Manor Haim, Professor Emeritus

Phone:  (972)-4-8293456

Research area 2

Research area 2: Use of fission yeast for deciphering the biological functions of the proteins Translin and TRAX.

The human protein Translin is an octamer consisting of eight identical subunits of 228 amino acids. It was highly conserved in evolution- the mouse, chicken, Xenopus and Drosophila Translins are 99%, 92%, 88% and 68% homologous to the human Translin. A Translin homologue also exists in the fission yeast S. pombe (54% homology to the human protein), but not in the budding yeast S. cerevisiae. TRAX is a protein that was identified by virtue of its association with Translin and has also been conserved in evolution. We have shown that the Translin octamer specifically binds the d(GT)n strand of the highly dispersed DNA microsatellite repeats d(GT)n.d(AC)n, and the G-strand telomeric repeats d(TTAGGG)n. Other laboratories reported that Translin binds (with much lower affinities) single-stranded DNA molecules consisting of sequences flanking chromosomal translocations in leukemia and lymphoma cells. Thus, Translin might play a role in the metabolism of microsatellite DNA sequences and telomeres and might be also involved in chromosome translocations. 

However, Translin was also reported to bind specific RNA sequences in mRNAs. Based on those findings, it has been suggested that Translin plays a role in the control of mRNA translation and transport. One recent finding was that Translin is required for transport of mRNA encoding the brain-derived neurotrophic factor (BDNF) from nerve cell soma to the ends of dendrites that are situated in close proximity to the synapses. Such transport allows synthesis of BDNF in response to certain signals and its rapid delivery into the synapses, thereby affecting synaptic plasticity. Other studies have indicated that a Translin-Trax octameric complex plays an important role in RNAi metabolism in Drosophila melanogaster.

Thus, Translin appears to be a multifunctional protein. To better understand the molecular basis for Translin functions, we have undertaken a study of the Translin and TRAX homologues in S. pombe cells. This organism provides us with the ability to use for such studies sophisticated genetic manipulations, as well as biochemical techniques. Moreover, we consider it likely that the information gained in the yeast cells would be helpful for a further analysis of the human proteins. Our initial characterization of the S. pombe Translin and TRAX has been described in an article listed below in our selected publications. In another more recent article, which is also listed below, we presented, for the first time, a systematic mapping of nucleic acids and protein-binding surfaces on the 3D-structure of Translin. The strength of these data stems from our combined use of powerful bioinformatics computation tools and molecular genetics techniques. 

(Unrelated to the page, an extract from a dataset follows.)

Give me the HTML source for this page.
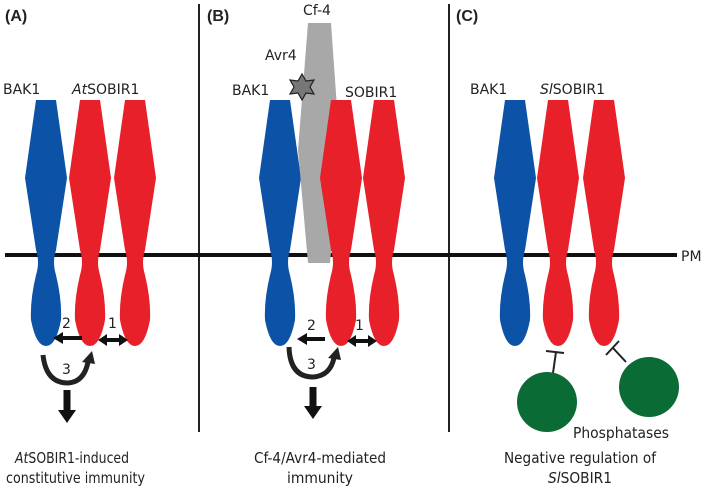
<!DOCTYPE html>
<html><head><meta charset="utf-8"><style>
html,body{margin:0;padding:0;background:#fff;}
svg{display:block;}
text{font-family:"DejaVu Sans","Liberation Sans",sans-serif;font-size:14px;fill:#222;}
.t{font-family:"DejaVu Sans","Liberation Sans",sans-serif;font-size:15px;}
.b{font-weight:bold;font-family:"Liberation Sans",sans-serif;font-size:16px;}
</style></head><body>
<svg width="709" height="487" viewBox="0 0 709 487" xmlns="http://www.w3.org/2000/svg">
<defs>
<path id="p" d="M-10,100 L10,100 L21,178 L10,250 Q6,262 10,275 Q16,300 15,320 Q10,346 0,346 Q-10,346 -15,320 Q-16,300 -10,275 Q-6,262 -10,250 L-21,178 Z"/>
</defs>
<line x1="199" y1="4" x2="199" y2="432" stroke="#222" stroke-width="2"/>
<line x1="449" y1="4" x2="449" y2="432" stroke="#222" stroke-width="2"/>
<line x1="5" y1="255" x2="677" y2="255" stroke="#111" stroke-width="4"/>
<text x="681" y="261">PM</text>
<text class="b" x="5" y="21">(A)</text>
<text class="b" x="207" y="21">(B)</text>
<text class="b" x="456" y="21">(C)</text>
<!-- Panel A -->
<text x="3" y="94">BAK1</text>
<text x="72" y="94"><tspan font-style="italic">At</tspan>SOBIR1</text>
<use href="#p" x="46" fill="#0c52a6"/>
<use href="#p" x="90" fill="#e8202a"/>
<use href="#p" x="135" fill="#e8202a"/>
<line x1="82" y1="338" x2="62" y2="338" stroke="#111" stroke-width="4"/>
<path d="M53,338 L63,332 L63,344 Z" fill="#111"/>
<line x1="106" y1="340" x2="120" y2="340" stroke="#111" stroke-width="4"/>
<path d="M98,340 L107,334 L107,346 Z M128,340 L119,334 L119,346 Z" fill="#111"/>
<path d="M43,355 Q46,383 68,383 Q84,382 88,362" fill="none" stroke="#222" stroke-width="5"/>
<path d="M92,351 L95,364 L82,362 Z" fill="#222"/>
<line x1="67" y1="390" x2="67" y2="412" stroke="#111" stroke-width="7"/>
<path d="M58,410 L76,410 L67,423 Z" fill="#111"/>
<text x="62" y="328">2</text>
<text x="108" y="328">1</text>
<text x="62" y="374">3</text>
<text class="t" x="15" y="463" textLength="114" lengthAdjust="spacingAndGlyphs"><tspan font-style="italic">At</tspan>SOBIR1-induced</text>
<text class="t" x="6" y="483" textLength="139" lengthAdjust="spacingAndGlyphs">constitutive immunity</text>
<!-- Panel B -->
<text x="303" y="15">Cf-4</text>
<text x="265" y="60">Avr4</text>
<text x="232" y="95">BAK1</text>
<text x="345" y="97">SOBIR1</text>
<use href="#p" x="280" fill="#0c52a6"/>
<polygon points="308,23 331,23 340,150 330,263 308,263 298,150" fill="#a8a8a8"/>
<use href="#p" x="341" fill="#e8202a"/>
<use href="#p" x="384" fill="#e8202a"/>
<polygon points="302,74 306,81 314,80 310,87 314,94 306,93 302,100 298,93 290,94 294,87 290,80 298,81" fill="#777" stroke="#222" stroke-width="1.2"/>
<line x1="325" y1="339" x2="306" y2="339" stroke="#111" stroke-width="4"/>
<path d="M297,339 L307,333 L307,345 Z" fill="#111"/>
<line x1="355" y1="341" x2="369" y2="341" stroke="#111" stroke-width="4"/>
<path d="M347,341 L356,335 L356,347 Z M377,341 L368,335 L368,347 Z" fill="#111"/>
<path d="M289,347 Q290,377 313,377 Q330,376 334,358" fill="none" stroke="#222" stroke-width="5"/>
<path d="M338,347 L341,360 L328,358 Z" fill="#222"/>
<line x1="313" y1="387" x2="313" y2="408" stroke="#111" stroke-width="7"/>
<path d="M304,406 L322,406 L313,419 Z" fill="#111"/>
<text x="307" y="330">2</text>
<text x="355" y="330">1</text>
<text x="307" y="369">3</text>
<text class="t" x="254" y="463" textLength="132" lengthAdjust="spacingAndGlyphs">Cf-4/Avr4-mediated</text>
<text class="t" x="287" y="483" textLength="66" lengthAdjust="spacingAndGlyphs">immunity</text>
<!-- Panel C -->
<text x="470" y="94">BAK1</text>
<text x="540" y="94"><tspan font-style="italic">Sl</tspan>SOBIR1</text>
<use href="#p" x="515" fill="#0c52a6"/>
<use href="#p" x="558" fill="#e8202a"/>
<use href="#p" x="604" fill="#e8202a"/>
<line x1="553" y1="373" x2="556" y2="352" stroke="#222" stroke-width="2"/>
<line x1="546" y1="351" x2="564" y2="353" stroke="#222" stroke-width="2"/>
<line x1="626" y1="362" x2="613" y2="348" stroke="#222" stroke-width="2"/>
<line x1="606" y1="355" x2="619" y2="341" stroke="#222" stroke-width="2"/>
<circle cx="547" cy="402" r="30" fill="#0b6b35"/>
<circle cx="649" cy="387" r="30" fill="#0b6b35"/>
<text class="t" x="573" y="438" textLength="96" lengthAdjust="spacingAndGlyphs">Phosphatases</text>
<text class="t" x="504" y="463" textLength="152" lengthAdjust="spacingAndGlyphs">Negative regulation of</text>
<text class="t" x="548" y="483" textLength="64" lengthAdjust="spacingAndGlyphs"><tspan font-style="italic">Sl</tspan>SOBIR1</text>
</svg>
</body></html>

In addition to our recent structural studies of Translin, we are engaged in a project designed to identify proteins that form specific complexes with spTranslin and spTRAX in S. pombe cells. In this ongoing project, we have identified several such proteins and are presently engaged in attempts to further characterize these complexes.

Fig. 2: Interaction surfaces for single-stranded RNA and DNA on the S. pombe (left) and the human (right) Translin monomer structures

These RNA and DNAinteraction surfaces include polar and positively charged amino acids, mostly arginines, surrounding a shallow cavity. Residues are colored according to the hydrophobicity scale of Kyte and Doolittle (Kyte,J. and Doolittle,R.F. (1982), J. Mol. Biol. 157, 105-132), from brown (most hydrophilic residues) to green (most hydrophobic residues). The shallow cavities in both cases are surrounded by a blue line. Arginine residues, which have the highest hydrophilic score, are shown in red. This drawing was taken from our recent NAR paper (Eliahoo,E., Ben,Y.R., Perez-Cano,L., Fernandez-Recio,J., Glaser,F., and Manor,H. (2010),  Nucleic Acids Res. 38, 2975-2989).


1. Aharoni,A., Baran,N., and Manor,H. (1993), Nucleic Acids Res. 21, 5221-5228.

2. Han,J.R., Gu,W., and Hecht,N.B. (1995), Biol. Reprod. 53, 707-717.

3. Aoki,K., Suzuki,K., Sugano,T., Tasaka,T., Nakahara,K., Kuge,O., Omori,A., and Kasai,M. (1995), Nat. Genet. 10, 167-174.

4. Chiaruttini,C., Vicario,A., Li,Z., Baj,G., Braiuca,P., Wu,Y., Lee,F.S., Gardossi,L., Baraban,J.M., and Tongiorgi,E. (2009), Proc. Natl. Acad. Sci. U. S. A 106, 16481-16486.

5. Liu,Y., Ye,X., Jiang,F., Liang,C., Chen,D., Peng,J., Kinch,L.N., Grishin,N.V., and Liu,Q. (2009), Science 325, 750-753.